É uma tolice formidável. PT, PSDB e demais partidos recebem recursos públicos do fundo partidário porque têm existência legal. O MST não tem. O paralelo é descabido. Para que fosse perfeito, seria preciso que um partido ilegal estivesse recebendo dinheiro do fundo. Será que fui claro ou preciso desenhar? Deve haver outro modo de tentar limpar a barra de João Pedro Stedile e seus bravos. Esse é muito fraco. Ademais, vá lá: os 39 do mensalão estão sendo processados. Cássio Cunha Lima perdeu o mandato. Até agora, o MST não respondeu por nenhum de seus crimes — e, a rigor, não pode responder como movimento — porque não existe. A pergunta final do parágrafo é uma estultice: como aplicar uma sentença contra o movimento que não tem existência legal?
A defesa que o governo fez de sua ação após a crítica de Mendes é, por sua vez, inepta.
Inepta por quê? Na prática, é igual à de Rossi.
O ministro do Desenvolvimento Agrário, Guilherme Cassel, preferiu fingir que as entidades de que se vale o MST para receber dinheiro não são braços do movimento, o que é negar o escandalosamente óbvio.
Logo, trata-se de uma ilegalidade, e o artigo de Rossi não faz sentido.
Cassel parece, implicitamente, também criminalizar o MST, ao dizer que o dinheiro público não chega a ele. Permite deduzir que, se chegasse, haveria um ilícito. O problema não é se o dinheiro chega ou não ao MST, mas se é ou não bem empregado.
Não, senhor! Se dinheiro público chegar às mãos de Marcola e se ele construir escolas e orfanatos com ele, nem por isso o “dinheiro bem-empregado” atende ao princípio da legalidade. Como? Marcola não é o MST? Por quê? Os bandidos do PCC não costumam dar tiros na cabeça e na cara de suas vítimas?
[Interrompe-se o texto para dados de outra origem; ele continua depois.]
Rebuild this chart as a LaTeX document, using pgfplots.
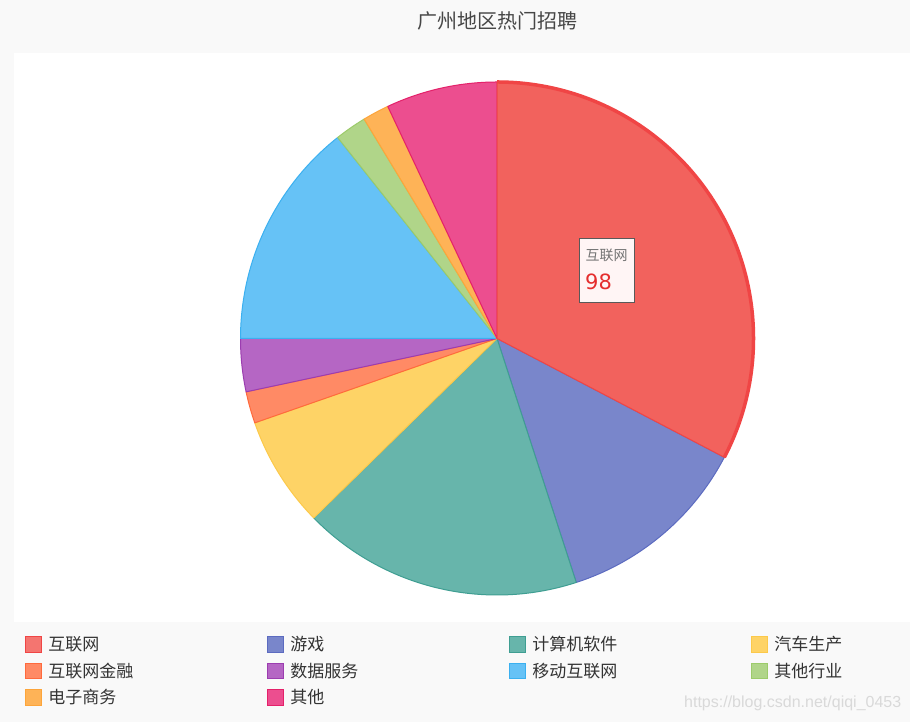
\documentclass[border=0pt]{standalone}
\usepackage{fontspec}
\setmainfont{Noto Sans CJK SC}
\newfontfamily\latfont{Liberation Sans}
\newfontfamily\numfont{DejaVu Sans}
\usepackage{pgfplots}
\usepackage{pgfplotstable}
\pgfplotsset{compat=1.18}

% slice fills (c), slice borders (d), emphasised first slice (e0)
\definecolor{c0}{HTML}{F47570}\definecolor{d0}{HTML}{F04545}\definecolor{e0}{HTML}{F2625D}
\definecolor{c1}{HTML}{7986CB}\definecolor{d1}{HTML}{5C6BC0}
\definecolor{c2}{HTML}{67B5AB}\definecolor{d2}{HTML}{3F9E92}
\definecolor{c3}{HTML}{FED366}\definecolor{d3}{HTML}{FCC94A}
\definecolor{c4}{HTML}{FF8A65}\definecolor{d4}{HTML}{FF6A3D}
\definecolor{c5}{HTML}{B566C4}\definecolor{d5}{HTML}{9C3DB0}
\definecolor{c6}{HTML}{66C2F6}\definecolor{d6}{HTML}{3BB0F0}
\definecolor{c7}{HTML}{B0D589}\definecolor{d7}{HTML}{9CCB6A}
\definecolor{c8}{HTML}{FEB357}\definecolor{d8}{HTML}{FDA53A}
\definecolor{c9}{HTML}{EC4E8F}\definecolor{d9}{HTML}{E4216A}
\definecolor{bg}{HTML}{F9F9F9}
\definecolor{txt}{HTML}{333333}

\pgfplotstableread{
name value
互联网 98
游戏 37
计算机软件 53
汽车生产 21
互联网金融 6
数据服务 10
移动互联网 43
其他行业 6
电子商务 5
其他 21
}\piedata

\begin{document}
\begin{tikzpicture}
\begin{axis}[
  x=1bp, y=1bp,
  xmin=0, xmax=910, ymin=0, ymax=722,
  enlargelimits=false,
  hide axis,
  clip=false,
  legend columns=4,
  legend cell align=left,
  legend image code/.code={\draw[#1, line width=1bp] (0bp,-7.8bp) rectangle (15.6bp,7.8bp);},
  legend style={
    at={(axis cs:25.2,91)}, anchor=north west,
    draw=none, fill=none, inner sep=0pt, outer sep=0pt,
    font=\fontsize{17bp}{20bp}\selectfont, text=txt,
    nodes={inner sep=0pt, text width=120bp, text height=15bp, text depth=2bp,
           minimum height=26.6bp, anchor=west},
    /tikz/every odd column/.style={column sep=6.5bp},
    /tikz/every even column/.style={column sep=98.9bp},
  },
]
\pgfplotsextra{%
  \fill[bg] (axis cs:0,0) rectangle (axis cs:910,722);
  \fill[white] (axis cs:13.7,99.7) rectangle (axis cs:910,669.3);
  \gdef\pietotal{0}%
  \pgfplotstableforeachcolumnelement{value}\of\piedata\as\v{%
    \pgfmathsetmacro\pt{\pietotal+\v}\xdef\pietotal{\pt}}%
  \gdef\piecum{0}%
  \foreach \i in {0,...,9}{%
    \pgfplotstablegetelem{\i}{value}\of\piedata
    \pgfmathsetmacro\sa{90-\piecum/\pietotal*360}%
    \pgfmathsetmacro\pc{\piecum+\pgfplotsretval}%
    \xdef\piecum{\pc}%
    \pgfmathsetmacro\ea{90-\piecum/\pietotal*360}%
    \ifnum\i=0
      \xdef\redsa{\sa}\xdef\redea{\ea}%
    \else
      \filldraw[fill=c\i, draw=d\i, line width=1bp, line join=round]
        (axis cs:497,383.5) -- ++(\sa:256.5bp)
        arc[start angle=\sa, end angle=\ea, radius=256.5bp] -- cycle;
    \fi
  }%
  % emphasised slice
  \filldraw[fill=e0, draw=d0, line width=1bp, line join=round]
    (axis cs:497,383.5) -- ++(\redsa:256.5bp)
    arc[start angle=\redsa, end angle=\redea, radius=256.5bp] -- cycle;
  \draw[d0, line width=3.5bp]
    (axis cs:497,383.5) ++(\redsa:256.5bp)
    arc[start angle=\redsa, end angle=\redea, radius=256.5bp];
  % tooltip
  \filldraw[fill=white!96!red, draw=black!65, line width=1bp]
    (axis cs:579.3,483) rectangle (axis cs:634.3,419.7);
  \node[anchor=base west, inner sep=0pt, text=black!55,
        font=\fontsize{14bp}{16bp}\selectfont] at (axis cs:585.3,461.7) {互联网};
  \node[anchor=base west, inner sep=0pt, text=red!80!white!90!black,
        font=\numfont\fontsize{21bp}{24bp}\selectfont] at (axis cs:585,432.7) {98};
  % title
  \node[anchor=base, inner sep=0pt, text=black!72,
        font=\fontsize{20bp}{24bp}\selectfont] at (axis cs:497,693) {广州地区热门招聘};
  % watermark
  \node[anchor=base west, inner sep=0pt, text=black!15,
        font=\latfont\fontsize{16bp}{18bp}\selectfont] at (axis cs:684,14) {https://blog.csdn.net/qiqi\_0453};
}
\pgfplotsinvokeforeach{0,...,9}{\addlegendimage{fill=c#1, draw=d#1}}
\legend{互联网,游戏,计算机软件,汽车生产,互联网金融,数据服务,移动互联网,其他行业,电子商务,其他}
\end{axis}
\end{tikzpicture}
\end{document}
Por fim, uma dúvida: matar alguém, como em Pernambuco, é crime, claro.
Viram só? Quando alguém ligado “à luta por terra” é assassinado, tem nome, pranto, missa, indignação do jornalismo engajado etc. As vítimas do MST se transformam num singelo “alguém”, quase um dano colateral a ser reconhecido numa frase de claro aspecto concessivo: “Ah, é claro que é crime…” E logo ficamos esperando pela oração adversativa. Que Clóvis Rossi nos oferece sem demora. Começando, aliás, pela conjunção “mas”…
Mas invadir terras é também crime ou é a única maneira que um movimento social voltado para a reforma agrária tem para chamar a atenção para a sua agenda?Invadir terra é também crime, Clóvis Rossi. E não é a “única maneira” de chamar a atenção para a tal agenda. Aliás, cada vez mais, tem sido a pior, uma vez que o MST se transformou numa espécie de cartório. É impressionante! O movimento executou quatro pessoas com requintes de crueldade. O fato mereceu do colunista uma única linha, redigida com óbvia preguiça burocrática. Quem apanhou? Ora, Gilmar Mendes, que se limitou a fazer a defesa da lei. Rossi vive fazendo o elogio, merecido, de um “velho sábio que habitava a Folha”, referindo-se a Octavio Frias de Oliveira. Ou não aprendeu ou esqueceu algumas lições essenciais.